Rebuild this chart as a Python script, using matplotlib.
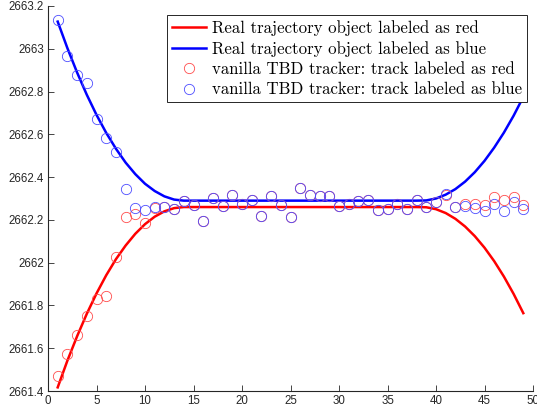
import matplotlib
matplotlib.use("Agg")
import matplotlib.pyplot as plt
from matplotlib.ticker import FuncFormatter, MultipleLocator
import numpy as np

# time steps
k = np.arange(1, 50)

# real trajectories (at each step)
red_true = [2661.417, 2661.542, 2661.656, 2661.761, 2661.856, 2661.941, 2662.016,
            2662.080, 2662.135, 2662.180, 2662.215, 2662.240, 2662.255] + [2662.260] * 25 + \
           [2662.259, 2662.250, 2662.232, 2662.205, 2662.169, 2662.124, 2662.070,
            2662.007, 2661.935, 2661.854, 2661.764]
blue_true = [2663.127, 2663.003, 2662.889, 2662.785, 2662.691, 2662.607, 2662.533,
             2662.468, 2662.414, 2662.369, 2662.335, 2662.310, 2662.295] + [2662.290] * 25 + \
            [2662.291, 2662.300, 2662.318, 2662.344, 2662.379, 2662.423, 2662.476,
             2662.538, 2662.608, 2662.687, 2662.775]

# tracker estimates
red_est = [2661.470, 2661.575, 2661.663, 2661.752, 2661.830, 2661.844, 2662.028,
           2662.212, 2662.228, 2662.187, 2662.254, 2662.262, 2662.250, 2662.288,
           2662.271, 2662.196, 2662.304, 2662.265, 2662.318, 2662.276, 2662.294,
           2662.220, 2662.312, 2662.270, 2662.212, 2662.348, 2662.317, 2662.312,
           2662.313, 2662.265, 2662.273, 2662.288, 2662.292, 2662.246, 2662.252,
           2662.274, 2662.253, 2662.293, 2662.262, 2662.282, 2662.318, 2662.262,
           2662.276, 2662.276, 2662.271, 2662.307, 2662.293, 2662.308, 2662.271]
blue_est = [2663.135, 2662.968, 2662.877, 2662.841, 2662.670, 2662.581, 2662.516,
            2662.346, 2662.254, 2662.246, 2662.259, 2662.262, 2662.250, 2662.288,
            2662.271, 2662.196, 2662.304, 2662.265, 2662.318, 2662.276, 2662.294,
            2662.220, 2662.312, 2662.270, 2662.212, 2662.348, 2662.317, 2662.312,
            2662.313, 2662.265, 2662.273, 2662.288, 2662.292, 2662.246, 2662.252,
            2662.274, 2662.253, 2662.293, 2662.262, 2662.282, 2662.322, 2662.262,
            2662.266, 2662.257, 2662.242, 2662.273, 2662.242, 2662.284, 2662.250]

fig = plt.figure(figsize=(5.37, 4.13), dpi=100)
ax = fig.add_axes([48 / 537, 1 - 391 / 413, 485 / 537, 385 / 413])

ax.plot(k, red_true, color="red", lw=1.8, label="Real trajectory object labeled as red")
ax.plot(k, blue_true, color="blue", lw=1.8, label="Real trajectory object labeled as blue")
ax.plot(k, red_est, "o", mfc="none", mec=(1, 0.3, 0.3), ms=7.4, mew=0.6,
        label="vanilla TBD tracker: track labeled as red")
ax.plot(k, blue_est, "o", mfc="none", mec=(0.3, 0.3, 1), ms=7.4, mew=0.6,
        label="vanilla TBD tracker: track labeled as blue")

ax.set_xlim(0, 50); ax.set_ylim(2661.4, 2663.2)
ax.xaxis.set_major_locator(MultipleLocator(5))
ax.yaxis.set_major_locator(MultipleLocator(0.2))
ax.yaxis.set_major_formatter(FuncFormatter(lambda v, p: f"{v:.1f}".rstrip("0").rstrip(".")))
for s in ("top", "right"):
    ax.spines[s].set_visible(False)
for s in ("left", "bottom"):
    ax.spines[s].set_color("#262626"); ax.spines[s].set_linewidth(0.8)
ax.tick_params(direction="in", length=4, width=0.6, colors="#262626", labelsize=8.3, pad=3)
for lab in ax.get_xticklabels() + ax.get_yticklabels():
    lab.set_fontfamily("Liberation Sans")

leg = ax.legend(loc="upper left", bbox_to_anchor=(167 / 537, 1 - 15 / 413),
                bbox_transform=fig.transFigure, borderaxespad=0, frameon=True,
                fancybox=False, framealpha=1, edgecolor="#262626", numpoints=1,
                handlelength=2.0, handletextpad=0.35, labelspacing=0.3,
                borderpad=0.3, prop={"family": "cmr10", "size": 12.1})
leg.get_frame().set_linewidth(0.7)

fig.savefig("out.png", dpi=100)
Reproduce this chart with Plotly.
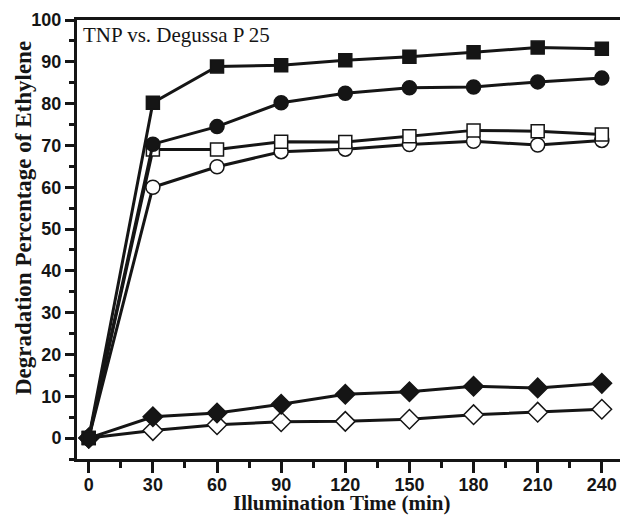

- - -

__Set task__
Pictures stay out. Print the data exactly, from its first line through the line containing "2662.242, 2662.284, 2662.250]".

__Solution to the problem__
Rebuild this chart as a Python script, using matplotlib.
import matplotlib
matplotlib.use("Agg")
import matplotlib.pyplot as plt
from matplotlib.ticker import FuncFormatter, MultipleLocator
import numpy as np

# time steps
k = np.arange(1, 50)

# real trajectories (at each step)
red_true = [2661.417, 2661.542, 2661.656, 2661.761, 2661.856, 2661.941, 2662.016,
            2662.080, 2662.135, 2662.180, 2662.215, 2662.240, 2662.255] + [2662.260] * 25 + \
           [2662.259, 2662.250, 2662.232, 2662.205, 2662.169, 2662.124, 2662.070,
            2662.007, 2661.935, 2661.854, 2661.764]
blue_true = [2663.127, 2663.003, 2662.889, 2662.785, 2662.691, 2662.607, 2662.533,
             2662.468, 2662.414, 2662.369, 2662.335, 2662.310, 2662.295] + [2662.290] * 25 + \
            [2662.291, 2662.300, 2662.318, 2662.344, 2662.379, 2662.423, 2662.476,
             2662.538, 2662.608, 2662.687, 2662.775]

# tracker estimates
red_est = [2661.470, 2661.575, 2661.663, 2661.752, 2661.830, 2661.844, 2662.028,
           2662.212, 2662.228, 2662.187, 2662.254, 2662.262, 2662.250, 2662.288,
           2662.271, 2662.196, 2662.304, 2662.265, 2662.318, 2662.276, 2662.294,
           2662.220, 2662.312, 2662.270, 2662.212, 2662.348, 2662.317, 2662.312,
           2662.313, 2662.265, 2662.273, 2662.288, 2662.292, 2662.246, 2662.252,
           2662.274, 2662.253, 2662.293, 2662.262, 2662.282, 2662.318, 2662.262,
           2662.276, 2662.276, 2662.271, 2662.307, 2662.293, 2662.308, 2662.271]
blue_est = [2663.135, 2662.968, 2662.877, 2662.841, 2662.670, 2662.581, 2662.516,
            2662.346, 2662.254, 2662.246, 2662.259, 2662.262, 2662.250, 2662.288,
            2662.271, 2662.196, 2662.304, 2662.265, 2662.318, 2662.276, 2662.294,
            2662.220, 2662.312, 2662.270, 2662.212, 2662.348, 2662.317, 2662.312,
            2662.313, 2662.265, 2662.273, 2662.288, 2662.292, 2662.246, 2662.252,
            2662.274, 2662.253, 2662.293, 2662.262, 2662.282, 2662.322, 2662.262,
            2662.266, 2662.257, 2662.242, 2662.273, 2662.242, 2662.284, 2662.250]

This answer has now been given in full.